Basically, anything that’s metal works on the receive side.  The transmit side, ideally, would be a quarter wavelength (or so) at the operating frequency.  That means at night, on the 80-meter (3.5 MHz) band, a 66-foot flag pole in front of a school or at a car dealership would work well.  Or, a 33 foot flag pole for the 40 meter (7 MHz band) is dandy.  Lots of them around rural Post Offices.

For serious long distance, the higher the frequency, the better the “skip” except you’ve heard me curse and whine for months about the lack of sun spots.  When there is little solar activity, skip is poor.  But, in five years (if the sun spots return and we’re not in a Junior Maunder Minimum), the bands will be hopping.  Working the world on 3-watts will be in vogue, again.

Still, 20 meters can still get through worldwide today, it just takes more time and patience.

Those are the civilian basics of the Strange Antenna Challenge.  Load up a clothes line and talk to Japan?  Barbed wire fence into Eastern Europe?  No sweat.

Here’s what Jeff used this year:  Two ladders:

No “ladder line” jokes.

Seems simple enough:  Take two metal ladders from the work truck, lean one into high branches,, tie off with paracord and mount on a small low-boy table.  Then use the step ladder as the counterpoise (Ground system).  To attach the antenna tuner output, a couple of pairs of (what else?) ViseGrips.

Now a few unsolicited comments on this design.  It will no doubt work OK.  BUT when I was an HF radio guru (how many people get to make $60K while working at their hobby, right?) one secret I learned was that if you want to have the best possible signal, always use a larger counterpoint (ground system) than radiating antenna element.

This was a real problem on sailboats which typically used an insulated backstay antenna.  (Wire rigging from top of mast down to the back end of the boat, lubber.)  The insulators used were super expensive.  I saw an 8 MM wire Norseman insulator on eBay the other day:  $434.85.  People really do pay this much because of the risk of having the main mast come toppling down halfway to wherever you’re going.

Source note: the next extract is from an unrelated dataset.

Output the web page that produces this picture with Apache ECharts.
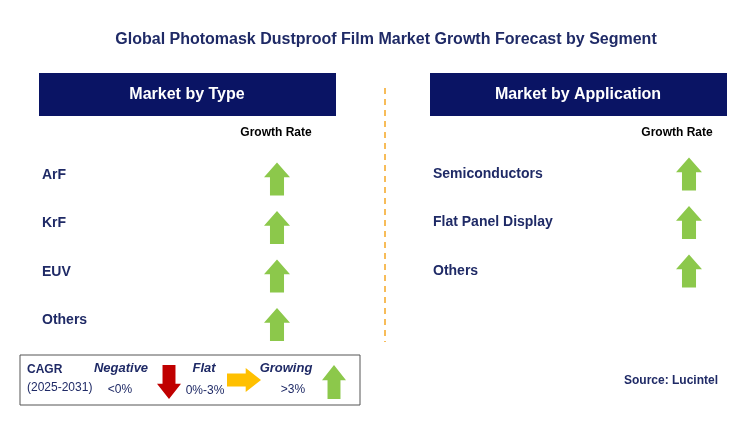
<!DOCTYPE html>
<html><head><meta charset="utf-8">
<script src="https://cdn.jsdelivr.net/npm/echarts@6/dist/echarts.min.js"></script>
<style>html,body{margin:0;padding:0;background:#fff}#c{width:750px;height:421px}</style>
</head><body><div id="c"></div>
<script>
const typeCategories = ['ArF','KrF','EUV','Others'];
const typeGrowth = ['up','up','up','up'];
const appCategories = ['Semiconductors','Flat Panel Display','Others'];
const appGrowth = ['up','up','up'];

const navy = '#0A1464', green = '#8CC84B', red = '#C00000', yellow = '#FFC000';
const F = '"Liberation Sans", Arial, sans-serif';
function arrow(dir, cx, cy, color, w, h) {
  w = w || 26; h = h || 33;
  const hw = w/2, sw = w*0.27, hh = h*0.45;
  let pts;
  if (dir === 'up') pts = [[0,-h/2],[hw,-h/2+hh],[sw,-h/2+hh],[sw,h/2],[-sw,h/2],[-sw,-h/2+hh],[-hw,-h/2+hh]];
  else if (dir === 'down') pts = [[0,h/2],[hw,h/2-hh],[sw,h/2-hh],[sw,-h/2],[-sw,-h/2],[-sw,h/2-hh],[-hw,h/2-hh]];
  else pts = [[h/2,0],[h/2-hh,-hw],[h/2-hh,-sw],[-h/2,-sw],[-h/2,sw],[h/2-hh,sw],[h/2-hh,hw]];
  return {type:'polygon', shape:{points:pts.map(p=>[p[0]+cx,p[1]+cy])}, style:{fill:color}};
}
const g = [];
g.push({type:'text', style:{text:'Global Photomask Dustproof Film Market Growth Forecast by Segment', x:386, y:40, align:'center', verticalAlign:'middle', font:'bold 16px '+F, fill:'#1F2A66'}});
[[39,'Market by Type'],[430,'Market by Application']].forEach(([x,t])=>{
  g.push({type:'rect', shape:{x:x,y:73,width:297,height:43}, style:{fill:navy}});
  g.push({type:'text', style:{text:t, x:x+148, y:95, align:'center', verticalAlign:'middle', font:'bold 16px '+F, fill:'#fff'}});
});
g.push({type:'text', style:{text:'Growth Rate', x:276, y:133, align:'center', verticalAlign:'middle', font:'bold 12px '+F, fill:'#000'}});
g.push({type:'text', style:{text:'Growth Rate', x:677, y:133, align:'center', verticalAlign:'middle', font:'bold 12px '+F, fill:'#000'}});
g.push({type:'line', shape:{x1:385,y1:88,x2:385,y2:342}, style:{stroke:'#F5A623', lineWidth:1.5, lineDash:[6,5]}});
typeCategories.forEach((c,i)=>{
  const y = 175 + i*48.5;
  g.push({type:'text', style:{text:c, x:42, y:y, verticalAlign:'middle', font:'bold 14px '+F, fill:'#1F2A66'}});
  g.push(arrow(typeGrowth[i], 277, y+4, green));
});
appCategories.forEach((c,i)=>{
  const y = 174 + i*48.5;
  g.push({type:'text', style:{text:c, x:433, y:y, verticalAlign:'middle', font:'bold 14px '+F, fill:'#1F2A66'}});
  g.push(arrow(appGrowth[i], 689, y, green));
});
g.push({type:'rect', shape:{x:20,y:355,width:340,height:50}, style:{fill:'#fff', stroke:'#555', lineWidth:1}});
g.push({type:'text', style:{text:'CAGR', x:27, y:370, verticalAlign:'middle', font:'bold 12px '+F, fill:'#1F2A66'}});
g.push({type:'text', style:{text:'(2025-2031)', x:27, y:388, verticalAlign:'middle', font:'12px '+F, fill:'#1F2A66'}});
g.push({type:'text', style:{text:'Negative', x:121, y:368, align:'center', verticalAlign:'middle', font:'italic bold 13px '+F, fill:'#1F2A66'}});
g.push({type:'text', style:{text:'<0%', x:120, y:390, align:'center', verticalAlign:'middle', font:'12px '+F, fill:'#1F2A66'}});
g.push(arrow('down', 169, 382, red, 24, 34));
g.push({type:'text', style:{text:'Flat', x:204, y:368, align:'center', verticalAlign:'middle', font:'italic bold 13px '+F, fill:'#1F2A66'}});
g.push({type:'text', style:{text:'0%-3%', x:205, y:391, align:'center', verticalAlign:'middle', font:'12px '+F, fill:'#1F2A66'}});
g.push(arrow('right', 244, 380, yellow, 24, 34));
g.push({type:'text', style:{text:'Growing', x:286, y:368, align:'center', verticalAlign:'middle', font:'italic bold 13px '+F, fill:'#1F2A66'}});
g.push({type:'text', style:{text:'>3%', x:293, y:390, align:'center', verticalAlign:'middle', font:'12px '+F, fill:'#1F2A66'}});
g.push(arrow('up', 334, 382, green, 24, 34));
g.push({type:'text', style:{text:'Source: Lucintel', x:718, y:381, align:'right', verticalAlign:'middle', font:'bold 12px '+F, fill:'#1F2A66'}});
const chart = echarts.init(document.getElementById('c'));
chart.setOption({graphic:{elements:g}});
</script></body></html>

Back to point:  When I wrote the tech manual for a certain “smart tuner” outfit in Bellevue, WA. it was made very clear that when you look down from the top of the mast that the RF ground should be significantly larger than the backstay antenna.  Five or six runs of 3″ wide copper foil, laid up and glassed to the hull worked great, bonding the engine, water, and fuel tanks, with a connection to the keel bolts, as well.  Amazing how good that worked.  Litz wire (low inductance) to bond any brass through-hulls into the system, too.

Here’s the secret sauce part (should reader Hank out on the Big Island need to implement), I ran out comparison radiation patterns for the same ladders, just inverting their lengths and using 20-meters as an example.

The first way modeled was as Jeff showed:  Big ladder up, small ladder as the counterpoise (ground).

Notice the gain of this antenna. Yuk.  Even though (intuitively) you would think that a roughly quarter wave tall antenna would work dandy, when paired with the short ladder counterpoise, 0.48 db isotropic is all we get radiated.

On the other handr, when we reverse things (making the short ladder the radiator and the long ladder the ground) we get a lot more for our effort:

In the azimuth plot (points on the compass) the maximum radiation lobe would be in the direction where the base of the counterpoise runs.  Point the ladder legs where you want to talk.

This is the kind of “occult radio knowledge” that makes a real difference in emergency comms (EMCOMMS) work.  It’s counter-intuitive, but what happens is when there is a small counterpoise, everything else connected to ground tries to radiate.  The system is easily visualized as “operating upside down.”

That’s where “RF bites” off metal cabinets and metal microphones comes from:  Ground radiating instead of the antenna.

Jeff, of course knows all this….but since reader Hank on the Big Island may have trouble getting down through the lava for a good ground system (!!!) laying out a series of ground radials, always much bigger than the antenna, ensures the total system will operate “right-side up.”

Even in hot lava, we believe…That gets us to wondering if maybe next year, hank could lay out some copper into the lava flows and have a super-doper radio ground system?  Something for next year’s Strange Antenna Contest?

(Yes, we used a Smart tuner and loaded up some salt-water-soaked string.  Worked for only a few minutes, though, due to evaporation.  As soon as the string dries, it’s time to squeeze-bottle more salt water on…)

Got a note from Jeff overnight:

“I am in Irving at EF Johnson headquarters for two weeks of training. Really neat to go through their museum.  Kw matchbox, anyone? Avengers, Vikings, etc etc…”

OMG! I have been looking for a mint “Pacemaker” which was a 90-watt class SSB exciter.   EF Johnson is big in the government/land mobile/commercial space which is Jeff IRL.  But when I think about all that phenomenal USA-made (great) ham gear (like my Thunderbolt amplifier) makes me envious as hell.  Well done, Jeff!